Sunday, March 26, 2006

Our Mother Poetry Contest Winner is ...

Mother's Day does not fall on the same day for every country around the world. Woman-Stirred group members are from the US and UK, and so we are thrilled today to announce the winner of the Woman-Stirred Mother Poetry Contest as Mothering Sunday is being celebrated in the UK.

Over the next few weeks we will be featuring poems from our three finalists, leading up to Mother's Day celebrations in the US and other parts of the world on May 14, 2006.

The winner of the 2006 Mother Poetry Contest is ...

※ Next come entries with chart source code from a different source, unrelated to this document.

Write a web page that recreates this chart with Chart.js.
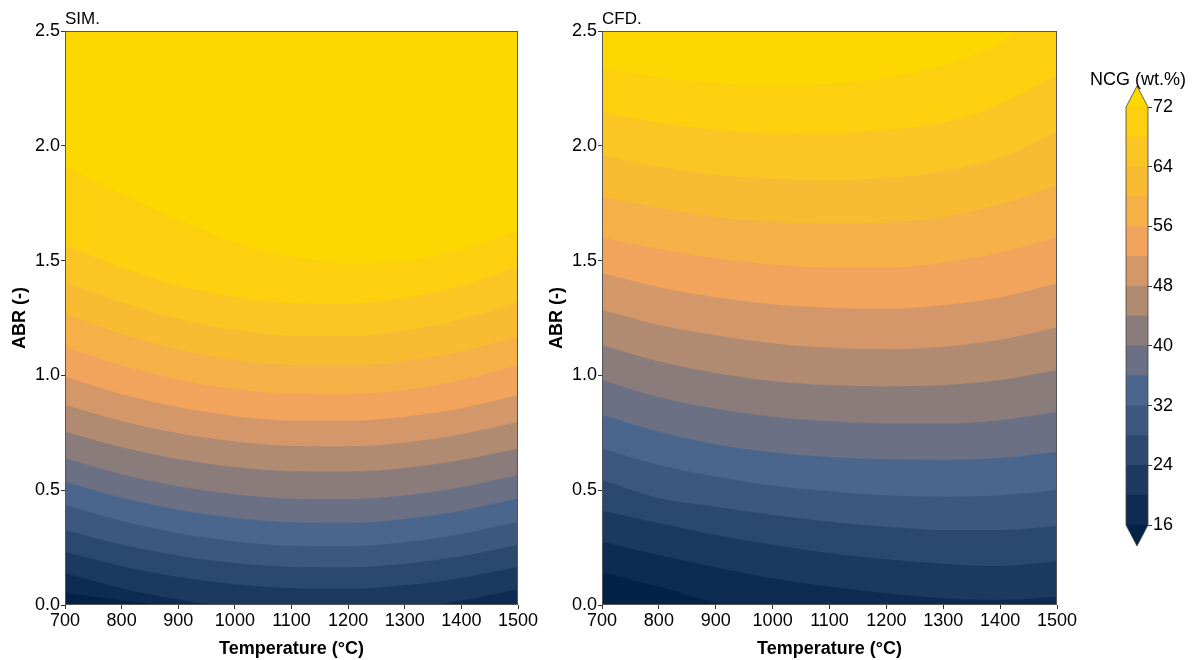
<!DOCTYPE html>
<html>
<head>
<meta charset="utf-8">
<script src="https://cdn.jsdelivr.net/npm/chart.js@4.4.1/dist/chart.umd.min.js"></script>
<style>
  body { margin: 0; background: #fff; width: 1194px; height: 660px; position: relative; overflow: hidden; }
  .box { position: absolute; top: 0; height: 660px; }
</style>
</head>
<body>
<div class="box" style="left:0;width:540px"><canvas id="sim"></canvas></div>
<div class="box" style="left:537px;width:543px"><canvas id="cfd"></canvas></div>
<div class="box" style="left:1080px;width:114px"><canvas id="bar"></canvas></div>
<script>
const temps = [700, 800, 900, 1000, 1100, 1200, 1300, 1400, 1500];
// NCG contour levels (wt.%)
const levels = [16, 20, 24, 28, 32, 36, 40, 44, 48, 52, 56, 60, 64, 68, 72];
const xTicks = [700, 800, 900, 1000, 1100, 1200, 1300, 1400, 1500];
const yTicks = [0, 0.5, 1.0, 1.5, 2.0, 2.5];
const barTicks = [16, 24, 32, 40, 48, 56, 64, 72];

// ABR where NCG equals each level, one row per level (16 .. 72)
const simABR = [
  [0.052, 0.020, -0.010, -0.040, -0.060, -0.060, -0.050, -0.035, -0.020],
  [0.138, 0.073, 0.024, -0.010, -0.027, -0.029, -0.013, 0.020, 0.070],
  [0.232, 0.169, 0.122, 0.090, 0.073, 0.071, 0.086, 0.118, 0.167],
  [0.327, 0.263, 0.215, 0.183, 0.166, 0.164, 0.180, 0.212, 0.261],
  [0.436, 0.366, 0.313, 0.277, 0.258, 0.256, 0.273, 0.309, 0.363],
  [0.537, 0.467, 0.415, 0.379, 0.360, 0.358, 0.375, 0.411, 0.465],
  [0.639, 0.570, 0.517, 0.482, 0.463, 0.461, 0.478, 0.513, 0.566],
  [0.755, 0.687, 0.636, 0.601, 0.583, 0.581, 0.597, 0.631, 0.682],
  [0.871, 0.801, 0.748, 0.712, 0.693, 0.691, 0.708, 0.744, 0.798],
  [0.994, 0.919, 0.862, 0.823, 0.803, 0.802, 0.820, 0.857, 0.915],
  [1.125, 1.044, 0.982, 0.940, 0.919, 0.917, 0.937, 0.980, 1.045],
  [1.270, 1.181, 1.113, 1.068, 1.044, 1.042, 1.062, 1.104, 1.169],
  [1.410, 1.317, 1.247, 1.199, 1.174, 1.172, 1.196, 1.245, 1.321],
  [1.570, 1.469, 1.393, 1.341, 1.314, 1.312, 1.338, 1.391, 1.473],
  [1.910, 1.790, 1.680, 1.580, 1.520, 1.490, 1.500, 1.550, 1.630],
];

const cfdABR = [
  [0.145, 0.080, 0.010, -0.040, -0.080, -0.100, -0.115, -0.120, -0.110],
  [0.276, 0.218, 0.164, 0.116, 0.080, 0.051, 0.029, 0.022, 0.036],
  [0.411, 0.356, 0.305, 0.262, 0.225, 0.199, 0.179, 0.170, 0.189],
  [0.544, 0.465, 0.428, 0.392, 0.363, 0.341, 0.327, 0.327, 0.344],
  [0.682, 0.610, 0.560, 0.520, 0.495, 0.478, 0.472, 0.478, 0.501],
  [0.828, 0.755, 0.700, 0.665, 0.645, 0.635, 0.632, 0.640, 0.668],
  [0.980, 0.905, 0.855, 0.820, 0.800, 0.790, 0.790, 0.805, 0.842],
  [1.132, 1.060, 1.010, 0.975, 0.958, 0.952, 0.958, 0.980, 1.024],
  [1.285, 1.220, 1.175, 1.140, 1.120, 1.115, 1.125, 1.155, 1.210],
  [1.445, 1.385, 1.340, 1.310, 1.295, 1.290, 1.305, 1.340, 1.401],
  [1.604, 1.550, 1.510, 1.482, 1.470, 1.470, 1.490, 1.535, 1.604],
  [1.778, 1.730, 1.690, 1.668, 1.660, 1.665, 1.690, 1.745, 1.829],
  [1.960, 1.910, 1.875, 1.855, 1.850, 1.860, 1.890, 1.950, 2.062],
  [2.147, 2.100, 2.070, 2.056, 2.055, 2.070, 2.100, 2.180, 2.310],
  [2.340, 2.300, 2.275, 2.260, 2.270, 2.300, 2.350, 2.450, 2.620],
];

// below 16, the 14 bands, above 72
const bandColors = ['#022248', '#0e2c53', '#1c3960', '#2b486e', '#3c587e', '#4b668c', '#6b7084',
  '#8a7c7a', '#b08a71', '#d4976a', '#f2a45c', '#f6b048', '#f9bb32', '#fbc623', '#fcd00e', '#fdd700'];

Chart.defaults.font.family = "'Liberation Sans', Arial, sans-serif";
Chart.defaults.color = '#000';

// fill plot area with the "over" colour, frame it, write the panel name
const panelDeco = {
  id: 'panelDeco',
  beforeDatasetsDraw(chart, args, opts) {
    const a = chart.chartArea, ctx = chart.ctx;
    ctx.save();
    ctx.fillStyle = bandColors[bandColors.length - 1];
    ctx.fillRect(a.left, a.top, a.right - a.left, a.bottom - a.top);
    ctx.restore();
  },
  afterDatasetsDraw(chart, args, opts) {
    const a = chart.chartArea, ctx = chart.ctx;
    ctx.save();
    ctx.strokeStyle = '#555';
    ctx.lineWidth = 1;
    ctx.strokeRect(a.left + 0.5, a.top + 0.5, a.right - a.left - 1, a.bottom - a.top - 1);
    ctx.fillStyle = '#000';
    ctx.font = "17px 'Liberation Sans', Arial, sans-serif";
    ctx.textAlign = 'left';
    ctx.textBaseline = 'bottom';
    ctx.fillText(opts.text, a.left, a.top - 3);
    ctx.restore();
  }
};

function contourSets(rows) {
  return rows.map((row, i) => ({
    data: temps.map((t, j) => ({ x: t, y: row[j] })),
    backgroundColor: bandColors[i],
    borderWidth: 0,
    pointRadius: 0,
    fill: 'start',
    cubicInterpolationMode: 'monotone'
  }));
}

function panelOptions(title, padRight) {
  return {
    responsive: true,
    maintainAspectRatio: false,
    animation: false,
    layout: { padding: { top: 31, right: padRight, bottom: 0, left: 0 } },
    plugins: { legend: { display: false }, tooltip: { enabled: false }, panelDeco: { text: title } },
    scales: {
      x: {
        type: 'linear', min: 700, max: 1500,
        afterBuildTicks: s => { s.ticks = xTicks.map(v => ({ value: v })); },
        ticks: { font: { size: 18 }, padding: 1, maxRotation: 0, autoSkip: false, callback: v => String(v) },
        grid: { drawOnChartArea: false, tickLength: 4, color: '#333' },
        border: { display: false },
        title: { display: true, text: 'Temperature (°C)', font: { size: 18, weight: 'bold' }, padding: { top: 0, bottom: 0 } },
        afterFit: s => { s.height = 55; }
      },
      y: {
        min: 0, max: 2.5,
        afterBuildTicks: s => { s.ticks = yTicks.map(v => ({ value: v })); },
        ticks: { font: { size: 18 }, padding: 1, callback: v => v.toFixed(1) },
        grid: { drawOnChartArea: false, tickLength: 4, color: '#333' },
        border: { display: false },
        title: { display: true, text: 'ABR (-)', font: { size: 18, weight: 'bold' }, padding: { top: 9, bottom: 0 } },
        afterFit: s => { s.width = 65; }
      }
    }
  };
}

new Chart(document.getElementById('sim'), {
  type: 'line',
  data: { datasets: contourSets(simABR) },
  options: panelOptions('SIM.', 22),
  plugins: [panelDeco]
});

new Chart(document.getElementById('cfd'), {
  type: 'line',
  data: { datasets: contourSets(cfdABR) },
  options: panelOptions('CFD.', 23),
  plugins: [panelDeco]
});

// colour bar with triangular extensions
const barDeco = {
  id: 'barDeco',
  afterDatasetsDraw(chart) {
    const a = chart.chartArea, ctx = chart.ctx;
    const mid = (a.left + a.right) / 2, ext = 21;
    ctx.save();
    ctx.fillStyle = bandColors[bandColors.length - 1];
    ctx.beginPath();
    ctx.moveTo(a.left, a.top); ctx.lineTo(mid, a.top - ext); ctx.lineTo(a.right, a.top);
    ctx.closePath(); ctx.fill();
    ctx.fillStyle = bandColors[0];
    ctx.beginPath();
    ctx.moveTo(a.left, a.bottom); ctx.lineTo(mid, a.bottom + ext); ctx.lineTo(a.right, a.bottom);
    ctx.closePath(); ctx.fill();
    ctx.strokeStyle = '#444';
    ctx.lineWidth = 0.8;
    ctx.beginPath();
    ctx.moveTo(a.left, a.top); ctx.lineTo(mid, a.top - ext); ctx.lineTo(a.right, a.top);
    ctx.lineTo(a.right, a.bottom); ctx.lineTo(mid, a.bottom + ext); ctx.lineTo(a.left, a.bottom);
    ctx.closePath(); ctx.stroke();
    ctx.fillStyle = '#000';
    ctx.font = "18px 'Liberation Sans', Arial, sans-serif";
    ctx.textAlign = 'center';
    ctx.textBaseline = 'middle';
    ctx.fillText('NCG (wt.%)', mid + 1, a.top - 27);
    ctx.restore();
  }
};

new Chart(document.getElementById('bar'), {
  type: 'bar',
  data: {
    labels: [''],
    datasets: levels.slice(0, -1).map((lo, i) => ({
      data: [[lo, levels[i + 1]]],
      backgroundColor: bandColors[i + 1],
      borderWidth: 0,
      barPercentage: 1,
      categoryPercentage: 1,
      grouped: false
    }))
  },
  options: {
    responsive: true,
    maintainAspectRatio: false,
    animation: false,
    layout: { padding: { top: 107, right: 0, bottom: 135, left: 46 } },
    plugins: { legend: { display: false }, tooltip: { enabled: false } },
    scales: {
      x: { display: false },
      y: {
        position: 'right', min: 16, max: 72,
        afterBuildTicks: s => { s.ticks = barTicks.map(v => ({ value: v })); },
        ticks: { font: { size: 18 }, padding: 1 },
        grid: { drawOnChartArea: false, tickLength: 4, color: '#333' },
        border: { display: false },
        afterFit: s => { s.width = 46; }
      }
    }
  },
  plugins: [barDeco]
});
</script>
</body>
</html>
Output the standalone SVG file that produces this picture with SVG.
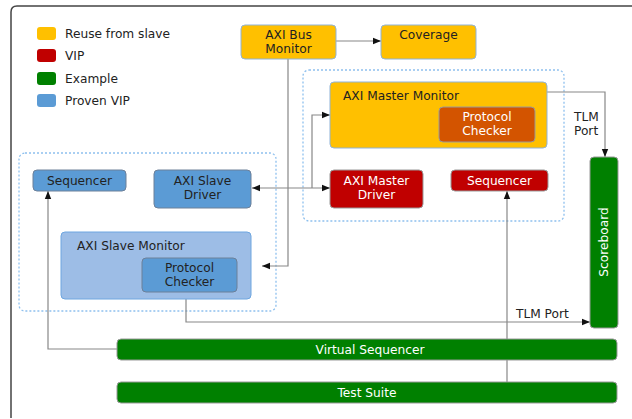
<svg xmlns="http://www.w3.org/2000/svg" width="632" height="419" viewBox="0 0 632 419">
<defs>
<style>
text{font-family:"DejaVu Sans","Open Sans",sans-serif;font-size:12.2px;}
.dk{fill:#222;}
.wt{fill:#fff;}
.y{fill:#FFC000;stroke:#8fb3d9;stroke-width:1;}
.r{fill:#C00000;stroke:#999;stroke-width:1;}
.g{fill:#008000;stroke:#999;stroke-width:1;}
.b{fill:#5B9BD5;stroke:#6d8099;stroke-width:1;}
.lb{fill:#9DBDE6;stroke:#6ea6e0;stroke-width:1;}
.o{fill:#D35400;stroke:#999;stroke-width:1;}
.cont{fill:none;stroke:#8ec0ee;stroke-width:1.3;stroke-dasharray:2,2;}
.ln{fill:none;stroke:#888;stroke-width:1.2;}
</style>
<marker id="ah" viewBox="0 0 10 10" refX="10" refY="5" markerWidth="10" markerHeight="8" markerUnits="userSpaceOnUse" orient="auto-start-reverse">
<path d="M0,1 L10,5 L0,9 z" fill="#111"/>
</marker>
</defs>
<rect width="632" height="419" fill="#fff"/>
<path d="M11,418 V12 Q11,6 17,6 H632" fill="none" stroke="#444" stroke-width="1.5"/>

<g id="legend">
<rect x="37" y="27" width="19" height="13" rx="3" fill="#FFC000"/>
<text x="65" y="38" class="dk">Reuse from slave</text>
<rect x="37" y="49" width="19" height="13" rx="3" fill="#C00000"/>
<text x="65" y="60" class="dk">VIP</text>
<rect x="37" y="72" width="19" height="13" rx="3" fill="#008000"/>
<text x="65" y="83" class="dk">Example</text>
<rect x="37" y="94" width="19" height="13" rx="3" fill="#5B9BD5"/>
<text x="65" y="105" class="dk">Proven VIP</text>
</g>

<g id="slave-container"><rect x="19" y="153" width="257" height="158" rx="6" class="cont"/></g>
<g id="master-container"><rect x="303" y="70" width="261" height="151" rx="6" class="cont"/></g>

<g id="connectors">
<line x1="336" y1="41" x2="381" y2="41" class="ln" marker-end="url(#ah)"/>
<polyline points="288,59 288,266 262,266" class="ln" marker-end="url(#ah)"/>
<line x1="252" y1="188" x2="330" y2="188" class="ln" marker-start="url(#ah)" marker-end="url(#ah)"/>
<polyline points="312,188 312,115 330,115" class="ln" marker-end="url(#ah)"/>
<polyline points="547,92 605,92 605,157" class="ln" marker-end="url(#ah)"/>
<polyline points="186,292 186,322 590,322" class="ln" marker-end="url(#ah)"/>
<line x1="507" y1="382" x2="507" y2="191" class="ln" marker-end="url(#ah)"/>
<polyline points="117,349 48,349 48,191" class="ln" marker-end="url(#ah)"/>
<text x="574" y="121" class="dk">TLM</text>
<text x="574" y="135" class="dk">Port</text>
<text x="516" y="318" class="dk">TLM Port</text>
</g>

<g id="axi-bus-monitor"><rect x="241" y="25" width="95" height="34" rx="4" class="y"/>
<text x="288.5" y="39" text-anchor="middle" class="dk">AXI Bus</text>
<text x="288.5" y="53" text-anchor="middle" class="dk">Monitor</text></g>

<g id="coverage"><rect x="381" y="25" width="95" height="34" rx="4" class="y"/>
<text x="428.5" y="39" text-anchor="middle" class="dk">Coverage</text></g>

<g id="axi-master-monitor"><rect x="330" y="82" width="217" height="66" rx="4" class="y"/>
<text x="343" y="100" class="dk">AXI Master Monitor</text></g>

<g id="master-protocol-checker"><rect x="439" y="107" width="96" height="35" rx="4" class="o"/>
<text x="487" y="121" text-anchor="middle" class="wt">Protocol</text>
<text x="487" y="135" text-anchor="middle" class="wt">Checker</text></g>

<g id="axi-master-driver"><rect x="330" y="170" width="93" height="38" rx="4" class="r"/>
<text x="376.5" y="185" text-anchor="middle" class="wt">AXI Master</text>
<text x="376.5" y="199" text-anchor="middle" class="wt">Driver</text></g>

<g id="master-sequencer"><rect x="451" y="170" width="97" height="21" rx="4" class="r"/>
<text x="499.5" y="184.5" text-anchor="middle" class="wt">Sequencer</text></g>

<g id="slave-sequencer"><rect x="33" y="170" width="93" height="21" rx="4" class="b"/>
<text x="79.5" y="184.5" text-anchor="middle" class="dk">Sequencer</text></g>

<g id="axi-slave-driver"><rect x="154" y="170" width="97" height="38" rx="4" class="b"/>
<text x="202.5" y="185" text-anchor="middle" class="dk">AXI Slave</text>
<text x="202.5" y="199" text-anchor="middle" class="dk">Driver</text></g>

<g id="axi-slave-monitor"><rect x="61" y="232" width="190" height="67" rx="4" class="lb"/>
<text x="77" y="250" class="dk">AXI Slave Monitor</text></g>

<g id="slave-protocol-checker"><rect x="142" y="258" width="95" height="34" rx="4" class="b"/>
<text x="189.5" y="272" text-anchor="middle" class="dk">Protocol</text>
<text x="189.5" y="286" text-anchor="middle" class="dk">Checker</text></g>

<g id="scoreboard"><rect x="590" y="157" width="28" height="171" rx="4" class="g"/>
<text x="0" y="0" transform="translate(608,242) rotate(-90)" text-anchor="middle" class="wt">Scoreboard</text></g>

<g id="virtual-sequencer"><rect x="117" y="339" width="500" height="21" rx="4" class="g"/>
<text x="370" y="354" text-anchor="middle" class="wt">Virtual Sequencer</text></g>

<g id="test-suite"><rect x="117" y="382" width="500" height="21" rx="4" class="g"/>
<text x="367" y="397" text-anchor="middle" class="wt">Test Suite</text></g>
</svg>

Zara Raab, for her poem, My Daughter Drives



A special mention goes to our other finalists:

Charles Fishman for War Story: 1942 and What It Was to Be Stone
Claire J. Baker for A Protest Against the Passing of the Great Ship

Thank you to everyone who supported Woman-Stirred by submitting to the contest. Our congratulations go to Zara Raab for a moving poem we hope you all enjoy.


My Daughter Drives

She strides to the cherry red wagon
parked curbside by the leafy beech,
then folds her slim form and slips in,
a love note, entering the reverie of
change, tuning inward, gazing out
beyond the locked steering, into
the oncoming rush of her dreams.
All summer, stretched on the sofa,
she's cried, "If only I could drive!"
On a dime, she'd close herself -
packing it all into eyes and hands
and leans forward into the wheel,
learning to leave me, learning to leave,
learning to live on her skin, letting
the wind ruffle her hair, making the
red car her tutor, her lover, hers -
until a flesh-and-blood one arrives.
From my kitchen, I witness the news:
My child, my child, is learning to drive.

© Zara Raab

Zara Raab tells us ...

Zara RaabI was born in Willits, California, 165 miles north of San Francisco, to parents whose great-grandparents had settled in Humboldt and Mendocino Counties in the 1800s. At boarding school in the rainy outskirts of Portland, I memorized Keats, Yeats and Shakespeare and wrote my own poems. Later at Mills College, the Black Mountain College poets like Charles Olson or Louis Zukofsky were my influences.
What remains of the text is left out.